Prof Cham, who was appointed in April to set up the Singapore Rail Academy, is also eager to keep the last bit of free time left for himself.
The grandfather of two reserves his weekends for family, and keeps work dinners to twice a week at most.
Preferring to lead a private life, Prof Cham said: "You can't even go to a hawker centre. I asked Mr Nathan if he went for holiday trips overseas.
"He said he did, but with the whole entourage, even for his own private holiday.
"It's not for me."
WHO: Cham Tao Soon, 77
- Chairman, NSL
- Chairman, Soup Restaurant
- Chairman, Singapore Quality Award Council
- Chairman, Singapore Railway Academy
- Chairman, Singapore Symphony Orchestra Council
- President, Academy of Engineering
- Council member, Tan Chin Tuan Foundation
- Special Adviser, SIM Governing Council
- Member, SAP APJ Advisory Board
- Former member on the Council of Presidential Advisers
Main changes to elected presidency
In a White Paper released last week, the Government outlined changes to the elected presidency. Here are some main changes:
Now: Candidates need to be chairman or chief executive officer of a company to be eligible. New: The terms "chairman" and "chief executive officer" to be replaced with a general reference, such as "the most senior executive position of the company, however that office may be titled".
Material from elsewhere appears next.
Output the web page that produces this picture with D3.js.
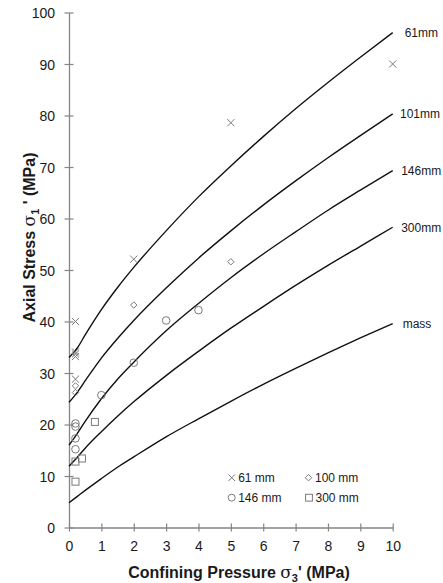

Now: $100 million paid-up capital as an indicator of a private company's size and complexity. New: $500 million shareholders' equity, with a review from time to time to meet changes in the economic environment.
'LOOK BACK' PERIOD
New: A 20-year "look back" period - the candidate's relevant experience should be within 20 years of the Presidential Election.
New: A hiatus-triggered model, where a contest is reserved for candidates of a certain race if there has not been a president from that particular race for five consecutive terms (30 years).
COUNCIL OF PRESIDENTIAL ADVISERS
Now: A six-member council that advises the President on some matters related to the fiscal reserves or key public service appointments.
New: Two more members will be appointed to the council which will advise the President on all matters related to fiscal reserves or key public service appointments.